Pour M. Morisset, «qui a été un critique de cette commission avant, pendant et après» sa tenue, souligne Benoît Girouard, président de l'Union paysanne, l'agriculture est surtout une «business» plutôt «qu'un mode de vie», a expliqué le professeur-chef d'entreprise lors d'une conférence présentée à Saint-Hyacinthe en avril dernier. Selon lui, deux agricultures cohabitent actuellement au Québec, «celle qu'on respecte» et «celle qu'on aime, surtout dans le 514», relatait d'ailleurs à l'époque l'hebdo agricole La Terre de chez nous.
L'homme estime que l'agriculture devrait principalement être rentable et performante. Pour lui, les agriculteurs ne seraient d'ailleurs plus au centre de l'activité culturelle québécoise, mais font partie désormais d'un «secteur économique» à part entière. Il pense aussi que l'on exagère l'engouement des Québécois pour les produits locaux et du terroir, puisque le marché veut surtout «manger international».
Appel à la mobilisation
«Il y a une incohérence évidente dans le choix de ce consultant», a commenté hier Roméo Bouchard, porte-parole de la Coalition pour un Québec des régions.

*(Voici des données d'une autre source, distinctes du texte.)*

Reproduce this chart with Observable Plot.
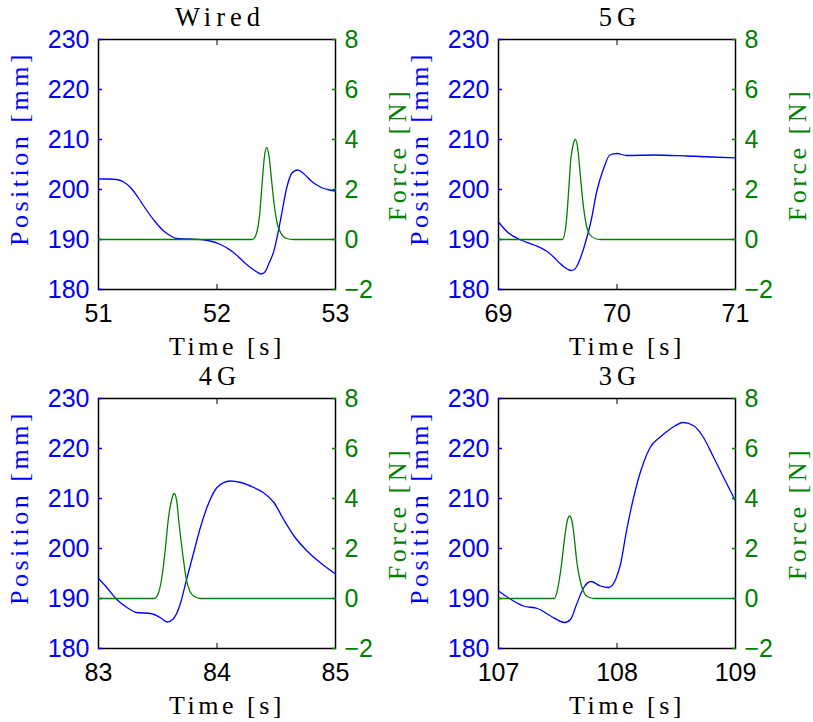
<!DOCTYPE html>
<html><head><meta charset="utf-8">
<script src="https://cdn.jsdelivr.net/npm/d3@7"></script>
<script src="https://cdn.jsdelivr.net/npm/@observablehq/plot@0.6"></script>
<style>
body{margin:0;background:#fff;}
#fig{position:relative;width:813px;height:722px;background:#fff;overflow:hidden;}
#fig svg{position:absolute;}
#fig g[font-family="Liberation Serif"]{letter-spacing:3.5px;}
#fig g[font-family="Liberation Serif"][font-size="26.5"]{letter-spacing:5px;}
</style></head><body><div id="fig"></div>
<script>
const titles = ["Wired", "5G", "4G", "3G"];
const timeTicks = [[51, 52, 53], [69, 70, 71], [83, 84, 85], [107, 108, 109]];
const positionTicks = [180, 190, 200, 210, 220, 230];
const forceTicks = [-2, 0, 2, 4, 6, 8];

// Wired
const wiredPosTime = [51.00, 51.08, 51.155, 51.22, 51.27, 51.34, 51.41, 51.48, 51.55, 51.61, 51.66, 51.77, 51.92, 52.03, 52.14, 52.25, 52.33, 52.37, 52.40, 52.44, 52.48, 52.51, 52.54, 52.59, 52.63, 52.68, 52.73, 52.80, 52.88, 52.95, 53.00];
const wiredPos     = [202.1, 202.1, 202.0, 201.4, 200.4, 198.2, 195.7, 193.5, 191.7, 190.7, 190.2, 190.1, 189.8, 189.0, 187.4, 185.0, 183.6, 183.1, 183.4, 185.3, 187.7, 190.8, 194.4, 200.5, 203.2, 203.9, 203.2, 201.6, 200.4, 199.9, 199.7];
const wiredForceTime = [51.00, 52.30, 52.33, 52.36, 52.38, 52.40, 52.42, 52.44, 52.46, 52.48, 52.51, 52.54, 52.58, 52.65, 53.00];
const wiredForce     = [0, 0, 0.2, 1.0, 2.2, 3.3, 3.68, 3.3, 2.4, 1.5, 0.6, 0.25, 0.05, 0, 0];

// 5G
const g5PosTime = [69.00, 69.07, 69.19, 69.30, 69.41, 69.47, 69.52, 69.58, 69.61, 69.64, 69.66, 69.69, 69.72, 69.78, 69.83, 69.89, 69.94, 70.00, 70.08, 70.31, 70.59, 70.80, 71.00];
const g5Pos     = [193.5, 191.6, 189.9, 188.9, 187.6, 186.4, 185.2, 184.1, 183.8, 184.0, 184.6, 186.2, 188.3, 193.6, 199.7, 204.4, 206.9, 207.2, 206.8, 206.9, 206.7, 206.5, 206.3];
const g5ForceTime = [69.00, 69.54, 69.57, 69.59, 69.61, 69.63, 69.65, 69.67, 69.69, 69.71, 69.74, 69.77, 69.82, 69.86, 71.00];
const g5Force     = [0, 0, 0.6, 1.8, 3.2, 3.8, 4.0, 3.6, 2.6, 1.6, 0.6, 0.2, 0.03, 0, 0];

// 4G
const g4PosTime = [83.00, 83.07, 83.15, 83.24, 83.32, 83.44, 83.52, 83.58, 83.63, 83.69, 83.74, 83.80, 83.86, 83.92, 84.00, 84.11, 84.20, 84.31, 84.39, 84.48, 84.56, 84.65, 84.76, 84.87, 85.00];
const g4Pos     = [194.0, 192.2, 189.9, 188.2, 187.2, 187.0, 186.2, 185.3, 185.9, 188.9, 193.5, 198.9, 204.2, 208.5, 212.2, 213.5, 213.2, 212.2, 211.2, 209.2, 205.9, 202.5, 199.5, 197.2, 194.9];
const g4ForceTime = [83.00, 83.47, 83.50, 83.53, 83.56, 83.59, 83.62, 83.64, 83.66, 83.68, 83.71, 83.74, 83.77, 83.81, 83.86, 85.00];
const g4Force     = [0, 0, 0.15, 0.7, 1.8, 3.2, 4.0, 4.2, 3.9, 3.0, 1.8, 0.8, 0.3, 0.08, 0, 0];

// 3G
const g3PosTime = [107.00, 107.10, 107.21, 107.33, 107.44, 107.56, 107.61, 107.66, 107.72, 107.78, 107.86, 107.93, 107.99, 108.03, 108.08, 108.14, 108.21, 108.28, 108.37, 108.45, 108.56, 108.65, 108.73, 108.81, 108.90, 109.00];
const g3Pos     = [191.5, 189.9, 188.5, 188.0, 186.5, 185.2, 185.9, 188.9, 192.2, 193.4, 192.5, 192.2, 193.9, 196.9, 203.5, 210.2, 216.2, 220.2, 222.4, 223.9, 225.2, 224.5, 222.2, 218.5, 214.2, 209.5];
const g3ForceTime = [107.00, 107.47, 107.50, 107.53, 107.56, 107.58, 107.60, 107.62, 107.64, 107.66, 107.69, 107.72, 107.76, 107.82, 109.00];
const g3Force     = [0, 0, 0.4, 1.3, 2.5, 3.1, 3.3, 3.1, 2.4, 1.5, 0.7, 0.25, 0.05, 0, 0];

const series = [
  [wiredPosTime, wiredPos, wiredForceTime, wiredForce],
  [g5PosTime, g5Pos, g5ForceTime, g5Force],
  [g4PosTime, g4Pos, g4ForceTime, g4Force],
  [g3PosTime, g3Pos, g3ForceTime, g3Force]
];

const BLUE = "#0000ff", GREEN = "#008000";
const SANS = "Liberation Sans", SERIF = "Liberation Serif";
const W = 400, H = 361;
const margins = {marginLeft: 98, marginRight: 65, marginTop: 39, marginBottom: 72};
const origins = [[0, 0], [400, 0], [0, 359], [400, 359]];
const fig = document.getElementById("fig");
const intFmt = d3.format("d");

titles.forEach((title, i) => {
  const [pt, pv, ft, fv] = series[i];
  const posData = pt.map((t, j) => ({t, v: pv[j]}));
  const forceData = ft.map((t, j) => ({t, v: fv[j]}));
  const xt = timeTicks[i];
  const xDomain = [xt[0], xt[xt.length - 1]];
  const style = {background: "transparent", overflow: "visible", fontFamily: SANS};

  const a = Plot.plot({
    width: W, height: H, ...margins, style,
    x: {domain: xDomain},
    y: {domain: [180, 230]},
    marks: [
      Plot.frame({stroke: "black", strokeWidth: 1.5}),
      Plot.line(posData, {x: "t", y: "v", stroke: BLUE, strokeWidth: 1.3, curve: "monotone-x"}),
      Plot.axisX({anchor: "bottom", ticks: xt, tickFormat: intFmt, tickSize: -5, tickPadding: 20, label: null, fontSize: 25, fontFamily: SANS, color: "black"}),
      Plot.axisX({anchor: "top", ticks: xt, tickSize: -5, tickFormat: () => "", label: null, color: "black"}),
      Plot.axisY({anchor: "left", ticks: positionTicks, tickFormat: intFmt, tickSize: -4, tickPadding: 13, label: null, fontSize: 25, fontFamily: SANS, color: BLUE, line: true, strokeWidth: 1.5}),
      Plot.text([title], {frameAnchor: "top", dx: 3, dy: -14, lineAnchor: "bottom", textAnchor: "middle", fontSize: 26.5, fontFamily: SERIF, fill: "black"}),
      Plot.text(["Time [s]"], {frameAnchor: "bottom", dx: 10, dy: 65, lineAnchor: "bottom", textAnchor: "middle", fontSize: 26, fontFamily: SERIF, fill: "black"}),
      Plot.text(["Position [mm]"], {frameAnchor: "left", dx: -71, dy: -16, rotate: -90, lineAnchor: "bottom", textAnchor: "middle", fontSize: 26, fontFamily: SERIF, fill: BLUE})
    ]
  });
  a.style.left = origins[i][0] + "px";
  a.style.top = origins[i][1] + "px";
  fig.appendChild(a);

  const b = Plot.plot({
    width: W, height: H, ...margins, style,
    x: {domain: xDomain, axis: null},
    y: {domain: [-2, 8]},
    marks: [
      Plot.line(forceData, {x: "t", y: "v", stroke: GREEN, strokeWidth: 1.3, curve: "monotone-x"}),
      Plot.axisY({anchor: "right", ticks: forceTicks, tickFormat: intFmt, tickSize: -4, tickPadding: 13, label: null, fontSize: 25, fontFamily: SANS, color: GREEN, line: true, strokeWidth: 1.5}),
      Plot.text(["Force [N]"], {frameAnchor: "right", dx: 70, dy: -10, rotate: -90, lineAnchor: "bottom", textAnchor: "middle", fontSize: 26, fontFamily: SERIF, fill: GREEN})
    ]
  });
  b.style.left = origins[i][0] + "px";
  b.style.top = origins[i][1] + "px";
  fig.appendChild(b);
});
</script></body></html>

Le groupe appelle au passage les citoyens à se faire entendre du ministre Lessard «pour que cette malheureuse nomination ne vienne pas compromettre l'application des recommandations du rapport Pronovost et pour empêcher ce gouvernement de se défiler une fois de plus devant les réformes nécessaires».
Michel Morisset a décliné notre demande d'entrevue hier, prétextant que cette activité n'était pas prévue dans «le cadre du mandat» que lui a confié le MAPAQ.
Sa nomination a toutefois été une fois de plus défendue par le ministère, qui estime avoir trouvé dans cet universitaire-consultant privé «le meilleur joueur sur la glace en ce moment» pour sa politique agricole, a indiqué l'attaché de presse du ministre Lessard, Jack Roy. Il précise toutefois que ladite politique est toujours sur la table à dessin, qu'ultimement elle va relever du cabinet, et qu'en tant que consultant-expert, «M. Morisset ne va pas signer les papiers».
Par ailleurs, tout en admettant que l'universitaire est actuellement le seul expert recruté par le MAPAQ pour l'élaboration de la toute première politique agricole du Québec, le ministère a refusé de dévoiler la rémunération liée à sa fonction. «Il a été embauché selon les règles et directives» en vigueur, a précisé M. Roy.